### Instruction
Everything from the line with "Give me the Bokeh source for this chart." down to the line with "end = np.pi / 2 - 2 * np.pi * cum[1:]" below must be printed exactly, those two lines included. Exclude pictures.

### Input material
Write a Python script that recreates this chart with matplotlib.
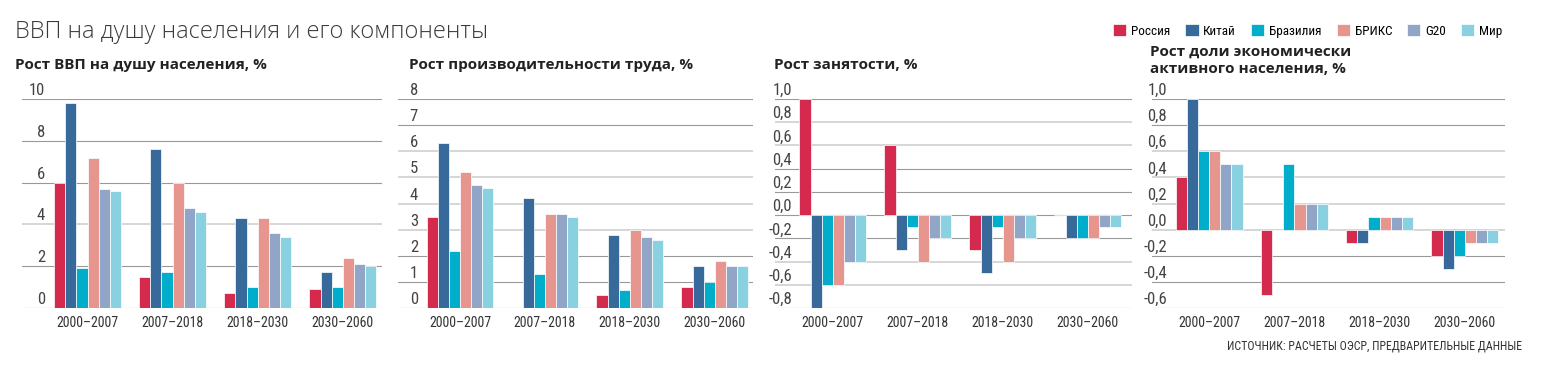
import matplotlib
matplotlib.use("Agg")
import matplotlib.pyplot as plt
from matplotlib import font_manager
import numpy as np

# Data
periods = ["2000–2007", "2007–2018", "2018–2030", "2030–2060"]
countries = ["Россия", "Китай", "Бразилия", "БРИКС", "G20", "Мир"]
colors = ["#d42a4d", "#376a9a", "#00aecc", "#e6968e", "#91a5c6", "#89d0e0"]

gdp_pc = [
    [6.0, 1.5, 0.7, 0.9],     # Россия
    [9.8, 7.6, 4.3, 1.7],     # Китай
    [1.9, 1.7, 1.0, 1.0],     # Бразилия
    [7.2, 6.0, 4.3, 2.4],     # БРИКС
    [5.7, 4.8, 3.6, 2.1],     # G20
    [5.6, 4.6, 3.4, 2.0],     # Мир
]
productivity = [
    [3.5, 0.0, 0.5, 0.8],
    [6.3, 4.2, 2.8, 1.6],
    [2.2, 1.3, 0.7, 1.0],
    [5.2, 3.6, 3.0, 1.8],
    [4.7, 3.6, 2.7, 1.6],
    [4.6, 3.5, 2.6, 1.6],
]
employment = [
    [1.0, 0.6, -0.3, 0.0],
    [-0.8, -0.3, -0.5, -0.2],
    [-0.6, -0.1, -0.1, -0.2],
    [-0.6, -0.4, -0.4, -0.2],
    [-0.4, -0.2, -0.2, -0.1],
    [-0.4, -0.2, -0.2, -0.1],
]
active_share = [
    [0.4, -0.5, -0.1, -0.2],
    [1.0, 0.0, -0.1, -0.3],
    [0.6, 0.5, 0.1, -0.2],
    [0.6, 0.2, 0.1, -0.1],
    [0.5, 0.2, 0.1, -0.1],
    [0.5, 0.2, 0.1, -0.1],
]

titles = [
    "Рост ВВП на душу населения, %",
    "Рост производительности труда, %",
    "Рост занятости, %",
    "Рост доли экономически\nактивного населения, %",
]

# pick fonts that exist here
fl = font_manager.fontManager.ttflist


def pick(cands, default):
    for name, stretch, weight in cands:
        for f in fl:
            if f.name == name and (stretch is None or f.stretch == stretch) \
                    and (weight is None or f.weight == weight):
                d = dict(family=name)
                if stretch:
                    d["fontstretch"] = stretch
                if weight:
                    d["fontweight"] = weight
                return d
    return default


narrow = pick([("Liberation Sans Narrow", None, None),
               ("Roboto Condensed", None, None),
               ("Noto Sans", "condensed", 400),
               ("Noto Sans", "semi-condensed", 400),
               ("Open Sans", "condensed", 400),
               ("Open Sans", "semi-condensed", 400),
               ("DejaVu Sans", "condensed", 400)],
              dict(family="Roboto"))
light = pick([("Open Sans", None, 300), ("Noto Sans", "normal", 300),
              ("Roboto", None, 300), ("Lato", None, 300)],
             dict(family="Open Sans"))
heading = dict(family="Open Sans", fontweight="bold")

W, H = 1548, 372
fig = plt.figure(figsize=(W / 100, H / 100), dpi=100)

# panel layout in pixels
panels = [
    dict(data=gdp_pc, l=22, r=382, xlim=(-0.77, 3.46), ylim=(0, 10),
         ticks=np.arange(0, 11, 2), light=[4], off=23, fmt="{:.0f}", tx=15),
    dict(data=productivity, l=398, r=753, xlim=(-0.73, 3.45), ylim=(0, 8),
         ticks=np.arange(0, 9, 1), light=[3, 4, 5, 6], off=20, fmt="{:.0f}", tx=409),
    dict(data=employment, l=775, r=1132, xlim=(-0.68, 3.52), ylim=(-0.8, 1.0),
         ticks=np.round(np.arange(-0.8, 1.01, 0.2), 1), light=[0.8, 0.6, -0.4, -0.6],
         off=17, fmt="{:.1f}", tx=774),
    dict(data=active_share, l=1152, r=1505, xlim=(-0.67, 3.47), ylim=(-0.6, 1.0),
         ticks=np.round(np.arange(-0.6, 1.01, 0.2), 1), light=[0.6, 0.4, 0.2, 0.0],
         off=15, fmt="{:.1f}", tx=1150),
]

top, bottom = 99, 308
w = 0.131
x = np.arange(len(periods))
handles = []

for k, p in enumerate(panels):
    ax = fig.add_axes([p["l"] / W, 1 - bottom / H, (p["r"] - p["l"]) / W, (bottom - top) / H])
    for s in ax.spines.values():
        s.set_visible(False)
    ax.set_xlim(*p["xlim"])
    ax.set_ylim(*p["ylim"])
    ax.set_yticks([])

    for t in p["ticks"]:
        is_light = any(abs(t - v) < 1e-6 for v in p["light"])
        ax.axhline(t, color="#cccccc" if is_light else "#999999",
                   lw=1.1 if is_light else 0.8, zorder=1)
        lab = p["fmt"].format(t).replace(".", ",")
        if lab == "-0,0":
            lab = "0,0"
        ax.annotate(lab, xy=(0, t), xycoords=("axes fraction", "data"),
                    xytext=(p["off"], 4), textcoords="offset pixels",
                    ha="right", va="baseline", fontsize=12, color="#444444",
                    **narrow)

    for i, c in enumerate(countries):
        b = ax.bar(x + (i - 2.5) * w, p["data"][i], width=w, color=colors[i],
                   edgecolor="white", linewidth=0.5, zorder=2, label=c)
        if k == 0:
            handles.append(b)

    ax.set_xticks(x)
    ax.set_xticklabels(periods, fontsize=10, color="#333333", **narrow)
    ax.tick_params(axis="x", length=0, pad=6)

    two = "\n" in titles[k]
    fig.text(p["tx"] / W, 1 - (45 if two else 65) / H, titles[k], ha="left",
             va="top" if two else "center", fontsize=11, color="#222222",
             linespacing=1.3, **heading)

fig.text(15 / W, 1 - 32 / H, "ВВП на душу населения и его компоненты",
         ha="left", va="center", fontsize=17, color="#3a3a3a", **light)

legend_prop = font_manager.FontProperties(family=narrow["family"],
                                          stretch=narrow.get("fontstretch", "normal"),
                                          size=9.5)
fig.legend(handles=handles, labels=countries, loc="center right",
           bbox_to_anchor=(1502 / W, 1 - 31 / H), ncol=6, frameon=False,
           handlelength=1.0, handleheight=1.0, handletextpad=0.35,
           columnspacing=1.15, borderpad=0, borderaxespad=0, prop=legend_prop)

fig.text(1522 / W, 1 - 346 / H, "ИСТОЧНИК: РАСЧЕТЫ ОЭСР, ПРЕДВАРИТЕЛЬНЫЕ ДАННЫЕ",
         ha="right", va="center", fontsize=8.6, color="#333333", **narrow)

fig.savefig("out.png", dpi=100)
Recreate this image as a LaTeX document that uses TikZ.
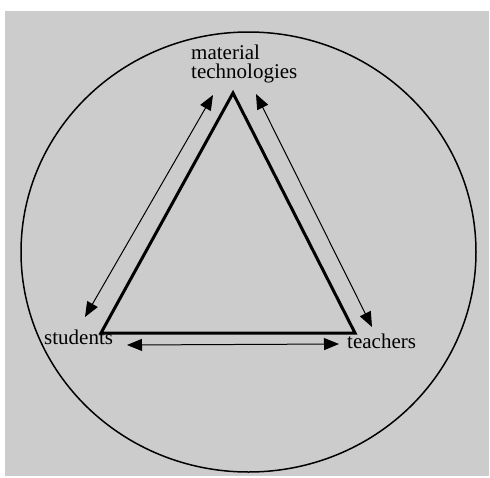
\documentclass[tikz,border=0pt]{standalone}
\usepackage{fontspec}
\setmainfont{Liberation Serif}
\usetikzlibrary{arrows.meta}
\definecolor{bggray}{HTML}{CCCCCC}
\begin{document}
\begin{tikzpicture}[x=1pt,y=-1pt,
  lbl/.style={inner sep=0pt,font=\fontsize{21}{19}\selectfont},
  relarrow/.style={line width=1pt,{Triangle[length=15pt,width=12pt]}-{Triangle[length=15pt,width=12pt]}},
  tri/.style={line width=3pt,line join=miter}]
  \useasboundingbox (0,0) rectangle (490,477);
  \fill[white] (0,0) rectangle (490,477);
  \fill[bggray] (5,11) rectangle (489,476);
  \draw[line width=1.5pt] (248.5,252) ellipse [x radius=227.5, y radius=220];
  % triangle
  \coordinate (apex) at (233,93);
  \coordinate (bl) at (101,333);
  \coordinate (br) at (355,333);
  \draw[tri] (apex) -- (bl) -- (br) -- cycle;
  % labels
  \node[lbl,align=left,anchor=north west] (mt) at (191,45) {material\\technologies};
  \node[lbl,anchor=base west] (st) at (44,344) {students};
  \node[lbl,anchor=base west] (te) at (347,348) {teachers};
  % arrows
  \coordinate (l1) at (213,95);
  \coordinate (l2) at (85,317);
  \coordinate (r1) at (256,94);
  \coordinate (r2) at (372,327);
  \coordinate (b1) at (127,345);
  \coordinate (b2) at (339,344);
  \draw[relarrow] (l1) -- (l2);
  \draw[relarrow] (r1) -- (r2);
  \draw[relarrow] (b1) -- (b2);
\end{tikzpicture}
\end{document}
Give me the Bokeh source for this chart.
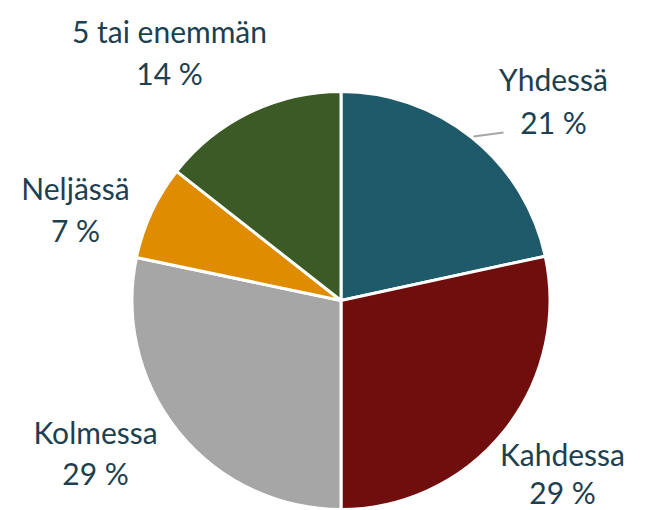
import numpy as np
from bokeh.plotting import figure
from bokeh.models import Range1d, ColumnDataSource
from bokeh.core.properties import value
from bokeh.embed import file_html
from bokeh.resources import INLINE

# ---- data ----
categories = ["Yhdessä", "Kahdessa", "Kolmessa", "Neljässä", "5 tai enemmän"]
shares = [21.6, 28.4, 28.3, 7.3, 14.4]
pct_labels = ["21 %", "29 %", "29 %", "7 %", "14 %"]
colors = ["#1F5A6B", "#700D0D", "#A6A6A6", "#E08C00", "#3C5A25"]

# ---- layout (page pixels) ----
W, H = 655, 510
OFF = 0
CX, CY, R = 340.5, 300, 209
name_pos = [(553, 78), (562, 453), (95, 431), (75, 187), (169, 30)]
pct_pos = [(553, 121), (562, 491), (95, 472), (75, 229), (169, 72)]
leader = [(473, 136), (503, 132)]
TEXT_COLOR = "#1D4050"
FONT_SIZE = "30px"


def dx(x):
    return x - OFF


def dy(y):
    return (OFF + H) - y


p = figure(width=W, height=H, output_backend="svg", toolbar_location=None,
           x_range=Range1d(0, W), y_range=Range1d(0, H), min_border=0)
p.axis.visible = False
p.grid.visible = False
p.outline_line_color = None
p.background_fill_color = "white"

frac = np.array(shares) / np.sum(shares)
cum = np.concatenate([[0], np.cumsum(frac)])
start = np.pi / 2 - 2 * np.pi * cum[:-1]
end = np.pi / 2 - 2 * np.pi * cum[1:]

src = ColumnDataSource(dict(start=start, end=end, color=colors,
                            x=[dx(CX)] * len(shares), y=[dy(CY)] * len(shares)))
p.wedge(x="x", y="y", radius=R, start_angle="start", end_angle="end",
        direction="clock", fill_color="color", line_color="white",
        line_width=3, source=src)

p.line([dx(x) for x, _ in leader], [dy(y) for _, y in leader],
       line_color="#A6A6A6", line_width=2)

for i in range(len(categories)):
    p.text([dx(name_pos[i][0])], [dy(name_pos[i][1])], text=[categories[i]],
           text_font=value("Lato"), text_font_size=FONT_SIZE, text_color=TEXT_COLOR,
           text_align="center", text_baseline="middle")
    p.text([dx(pct_pos[i][0])], [dy(pct_pos[i][1])], text=[pct_labels[i]],
           text_font=value("Lato"), text_font_size=FONT_SIZE, text_color=TEXT_COLOR,
           text_align="center", text_baseline="middle")

open("out.html", "w").write(file_html(p, INLINE))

### Result below
Give me the Bokeh source for this chart.
import numpy as np
from bokeh.plotting import figure
from bokeh.models import Range1d, ColumnDataSource
from bokeh.core.properties import value
from bokeh.embed import file_html
from bokeh.resources import INLINE

# ---- data ----
categories = ["Yhdessä", "Kahdessa", "Kolmessa", "Neljässä", "5 tai enemmän"]
shares = [21.6, 28.4, 28.3, 7.3, 14.4]
pct_labels = ["21 %", "29 %", "29 %", "7 %", "14 %"]
colors = ["#1F5A6B", "#700D0D", "#A6A6A6", "#E08C00", "#3C5A25"]

# ---- layout (page pixels) ----
W, H = 655, 510
OFF = 0
CX, CY, R = 340.5, 300, 209
name_pos = [(553, 78), (562, 453), (95, 431), (75, 187), (169, 30)]
pct_pos = [(553, 121), (562, 491), (95, 472), (75, 229), (169, 72)]
leader = [(473, 136), (503, 132)]
TEXT_COLOR = "#1D4050"
FONT_SIZE = "30px"


def dx(x):
    return x - OFF


def dy(y):
    return (OFF + H) - y


p = figure(width=W, height=H, output_backend="svg", toolbar_location=None,
           x_range=Range1d(0, W), y_range=Range1d(0, H), min_border=0)
p.axis.visible = False
p.grid.visible = False
p.outline_line_color = None
p.background_fill_color = "white"

frac = np.array(shares) / np.sum(shares)
cum = np.concatenate([[0], np.cumsum(frac)])
start = np.pi / 2 - 2 * np.pi * cum[:-1]
end = np.pi / 2 - 2 * np.pi * cum[1:]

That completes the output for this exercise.